Chacun aura compris que, face aux menaces extérieures apparues à ses frontières depuis 2011 à la faveur des « printemps arabes », de la guerre du Mali et du déferlement guerrier qui submerge le Sahel, l’Algérie se devait d’adapter ses services de sécurité, comme le suggère le commentateur d’Algérie-patriotique. Elle devrait probablement aussi refonder sa doctrine de défense nationale, qui, précise-t-il, « ne peut plus reposer sur la seule institution militaire ». C’est ce chantier qui sera sur le métier dans les semaines et les mois à venir pour être à l’œuvre dès que possible.

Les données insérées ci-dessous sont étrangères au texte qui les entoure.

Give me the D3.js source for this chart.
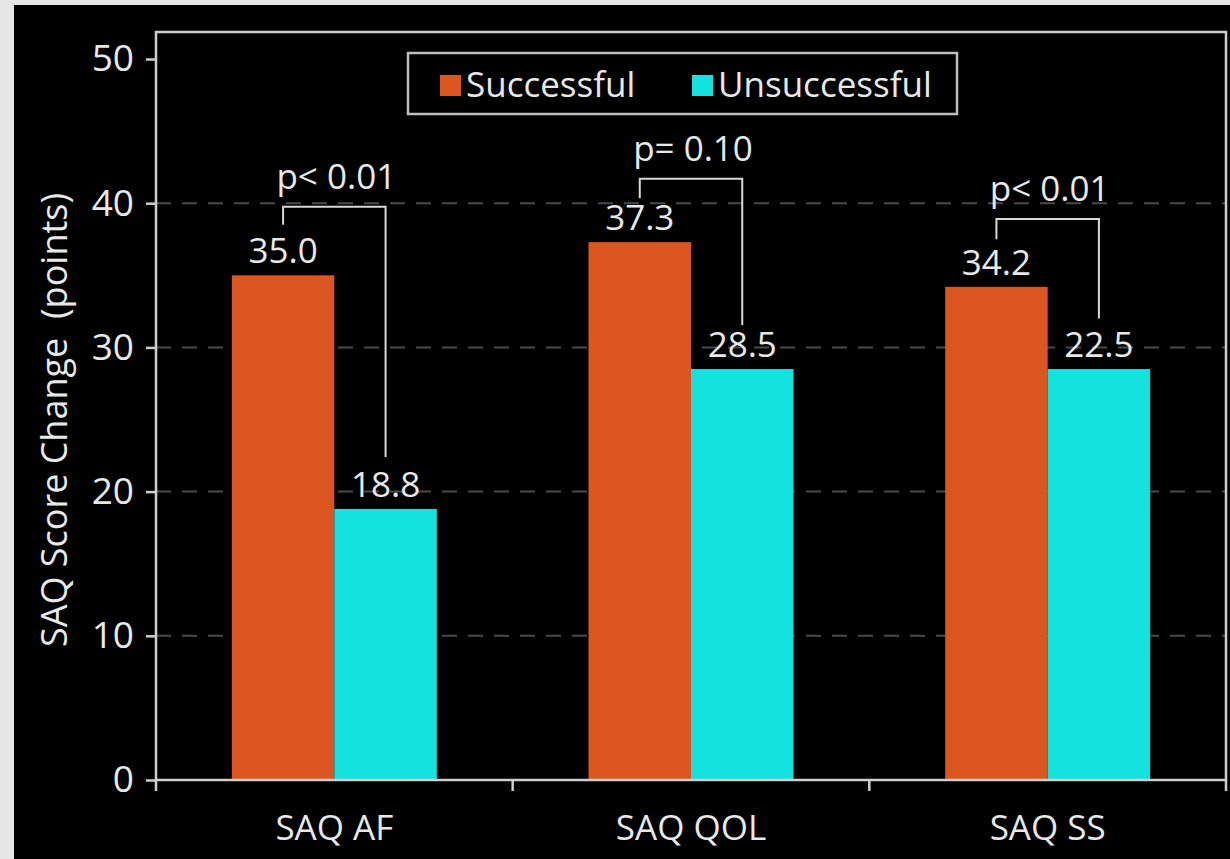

Sur le plan politique, une Alliance présidentielle rénovée est en train de se mettre en place pour se substituer à celle qui avait soutenu le chef de l’État ces quinze dernières années. Elle a été désertée il y a un peu plus d’un an, sans rien modifier à l’équilibre des forces parlementaires, par les islamistes du Mouvement pour la société de paix (MSP), sous la pression de leur faction la plus dure qui tente de voler de ses propres ailes. On verra bientôt si leur mentor new-look, Abdel Razek Mokri, parviendra à rassembler sous sa férule les restes épars du mouvement islamiste radical naufragé en 1992, laissé en rade par le FIS dissout. En tout cas, il en rêve depuis des années.
La nouvelle Alliance présidentielle comptera dans ses rangs le Front de libération nationale (FLN), le Rassemblement national démocratique (RND), qui tiennent à eux seuls la majorité au sein de l’Assemblée nationale et du Sénat, ainsi que, probablement, le Tajamou Amal El-Jazaïr (TAJ), parti d’Amar Ghoul, ministre des Transports et transfuge du MSP, et le Mouvement populaire algérien (MPA) d’Amara Benyounès, ministre de l’Industrie et de la Promotion des investissements. Seront-ils rejoints par le Front des forces socialistes (FFS) du leader historique algérien Hocine Aït-Ahmed, issu de la matrice nationaliste, et le Parti des travailleurs (PT) de Louisa Hannoune, héritier du mouvement progressiste algérien ? Des tentatives de rapprochement sont en cours. Il est difficile encore d’en prévoir l’aboutissement. Mais il est déjà acquis que, même s’ils n’entreront pas dans l’Alliance présidentielle, les deux partis ne feront rien pour lui mettre des bâtons dans les roues.
En face, des contre-alliances sont certes possibles. Mais l’expérience algérienne indique que les attelages ne sont pas assurés de tenir au-delà d’un regroupement de circonstances. Handicapés par des ego surdimensionnés, ils risquent de s’écrouler au moindre coup dur.
Des aménagements constitutionnels, dont seul le chef de l’État connaît le contenu et l’étendue, doivent être décidés avant la fin de l’année. Ils ont fait l’objet d’un travail préparatoire confié à une commission d’experts, après une vaste consultation des principaux acteurs politiques organisée autour du président du Sénat Abdelkader Ben Salah. Les aménagements à venir ne sont pas dictés par les circonstances, comme tendent à le faire croire certains adversaires du pouvoir. Sans remonter au premier quinquennat du président Abdelaziz Bouteflika, il faut rappeler que ce dernier a depuis toujours préconisé une réforme de la loi fondamentale en vigueur, qui n’est finalement qu’une mouture largement remaniée de la première Constitution pluraliste du pays. Elle se ressent de ces divers ajouts.
L’idée centrale de la réforme est d’équilibrer les pouvoirs dévolus aux différents organes et de donner plus de latitude aux parlementaires dans l’exercice de leurs prérogatives en étendant, par exemple, leur champ d’initiatives en matière d’amendements des projets de loi proposés par l’exécutif. Certains plaident pour la création d’un poste de vice-président qui serait soit élu à l’américaine, sur le même ticket que le chef de l’État, soit désigné par celui-ci, qui lui fixerait aussi ses prérogatives. L’option, mise sur la table à plusieurs reprises et écartée, n’est pas exclue. Qu’en sera-t-il cette fois ? La réponse ne devrait pas tarder à être connue.
À quelques mois des scrutins présidentiel et législatif, au-delà des péripéties médiatiques qui ne sont que l’écume de la politique, l’Algérie poursuit d’un pas assuré et ferme sa progression sur la voie qu’elle s’est donnée. Sur le fond, le pays dispose d’institutions qui ont prouvé leur solidité. Il se reconnaît par ailleurs dans son président qui, de son côté, est décidé plus que jamais à poursuivre la mission pour laquelle il a été élu et réélu à deux reprises : remettre son pays sur les rails après les dangereuses dérives des années de terreur.